The Romans crucified thousands of Jews in the first century; Jesus was one of them. His death on a cross was not unique. It proved to be a stumbling block to the Jews and foolishness to the Gentiles (1 Corinthians 1:23). The difference: the resurrection. Jesus walked out of the tomb.
The resurrection became the cornerstone of the New Testament message that Jesus was God’s Messiah. He “was born of the seed of David according to the flesh and declared to be the Son of God with power according to the Spirit of holiness, by the resurrection from the dead” (Romans 1:3-4 NKJV). When Paul stood in Athens addressing the pagan Athenians, he sought common ground to proclaim his message to them—an altar to an unknown god, quoting their poets, not quoting the Jewish Scripture—yet the one thing he could not equivocate on was the resurrection, even though Greeks found it to be foolishness (Acts 17:16-34).
The resurrection of Jesus served as God’s promise to those who are faithful that they too will participate in the resurrection at the end of the Age (1 Thessalonians 4:13-18; 1 Corinthians 15). It also provided a powerful reversal. The crucifixion and death of Jesus left the hopes of many shattered (Luke 24:21). While Jesus died fully trusting His good and loving Father, His followers did not share the faith of their master. But God specializes in turning the dark into light, making the impossible possible, and bringing life from death.
In the resurrection of Jesus, God triumphed over the grave. He brought life from death; He turned darkness into light. He gave hope. This is why in the midst of our deepest darkness and despair, we do not lose faith. No matter how dark the night, how devastating the diagnosis, how impossible the situation, God will triumph. He will transform death into life and darkness into light; and so, we have hope.
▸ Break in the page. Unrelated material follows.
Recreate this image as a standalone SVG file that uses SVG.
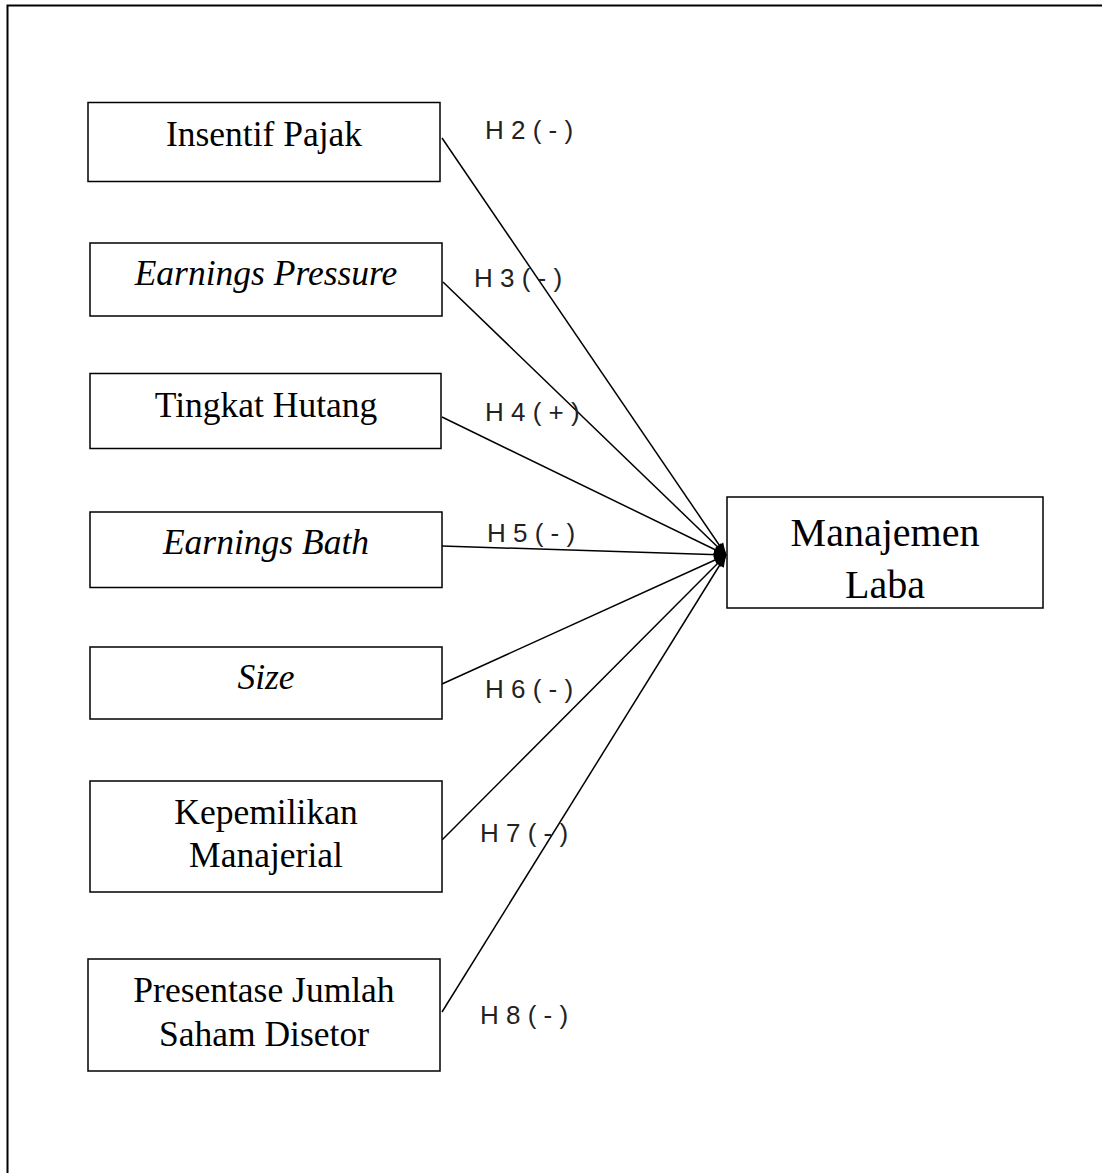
<svg xmlns="http://www.w3.org/2000/svg" width="1102" height="1173" viewBox="0 0 1102 1173">
<style>
.box{fill:#fff;stroke:#000;stroke-width:1.5}
.t{font-family:"Liberation Serif",serif;font-size:35.5px;fill:#000;text-anchor:middle}
.i{font-style:italic}
.h{font-family:"Liberation Sans",sans-serif;font-size:26px;fill:#222}
.c{stroke:#000;stroke-width:1.5;fill:none;marker-end:url(#ah)}
</style>
<defs>
<marker id="ah" viewBox="0 0 10 10" refX="10" refY="5" markerWidth="14" markerHeight="12" orient="auto" markerUnits="userSpaceOnUse">
<path d="M0,1 L10,5 L0,9 z" fill="#000"/>
</marker>
</defs>
<rect width="1102" height="1173" fill="#fff"/>
<path d="M7.5,1173 V5.5 H1102" fill="none" stroke="#000" stroke-width="2"/>
<g id="connectors">
<line class="c" x1="442" y1="138" x2="726" y2="555"/>
<line class="c" x1="443" y1="282" x2="726" y2="555"/>
<line class="c" x1="442" y1="417" x2="726" y2="555"/>
<line class="c" x1="442" y1="546" x2="726" y2="555"/>
<line class="c" x1="442" y1="684" x2="726" y2="555"/>
<line class="c" x1="442" y1="840" x2="726" y2="555"/>
<line class="c" x1="442" y1="1012" x2="726" y2="555"/>
<ellipse cx="720" cy="555" rx="6" ry="9" fill="#000"/>
</g>
<g id="labels">
<text class="h" x="485" y="139">H 2  ( - )</text>
<text class="h" x="474" y="287">H 3 ( - )</text>
<text class="h" x="485" y="421">H 4 ( + )</text>
<text class="h" x="487" y="542">H 5 ( - )</text>
<text class="h" x="485" y="698">H 6 ( - )</text>
<text class="h" x="480" y="842">H 7 ( - )</text>
<text class="h" x="480" y="1024">H 8 ( - )</text>
</g>
<g id="insentif"><rect class="box" x="88" y="102.5" width="352" height="79"/><text class="t" x="264" y="146">Insentif Pajak</text></g>
<g id="pressure"><rect class="box" x="90" y="243" width="352" height="73"/><text class="t i" x="266" y="285">Earnings Pressure</text></g>
<g id="hutang"><rect class="box" x="90" y="373.5" width="351" height="75"/><text class="t" x="266" y="417">Tingkat Hutang</text></g>
<g id="bath"><rect class="box" x="90" y="512" width="352" height="75.5"/><text class="t i" x="266" y="554">Earnings Bath</text></g>
<g id="size"><rect class="box" x="90" y="647" width="352" height="72"/><text class="t i" x="266" y="689">Size</text></g>
<g id="kepemilikan"><rect class="box" x="90" y="781" width="352" height="111"/><text class="t" x="266" y="824">Kepemilikan</text><text class="t" x="266" y="867">Manajerial</text></g>
<g id="presentase"><rect class="box" x="88" y="959" width="352" height="112"/><text class="t" x="264" y="1002">Presentase Jumlah</text><text class="t" x="264" y="1046">Saham Disetor</text></g>
<g id="manajemen"><rect class="box" x="727" y="497" width="316" height="111"/><text class="t" x="885" y="546" style="font-size:40px">Manajemen</text><text class="t" x="885" y="598" style="font-size:40px">Laba</text></g>
</svg>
Why? Because Jesus walked out of the tomb.
The Apostle Peter firmly declares the hope we have because of the resurrection: “Blessed be the God and Father of our Lord Jesus Christ, who according to His great mercy has caused us to be born again to a living hope through the resurrection of Jesus Christ from the dead, to obtain an inheritance which is imperishable, undefiled, and will not fade away” (1 Peter 1:3-4 NASB).
Even when we come to the end our lives and face our own death, we have nothing to fear. We have extraordinary hope, for ourselves and our loved ones. Why? Because Jesus walked out of the tomb.
Father, You are our hope. Even in our darkest moments, You bring us light and life, and therefore we trust You. Thank you for the hope we have in the resurrection. Amen.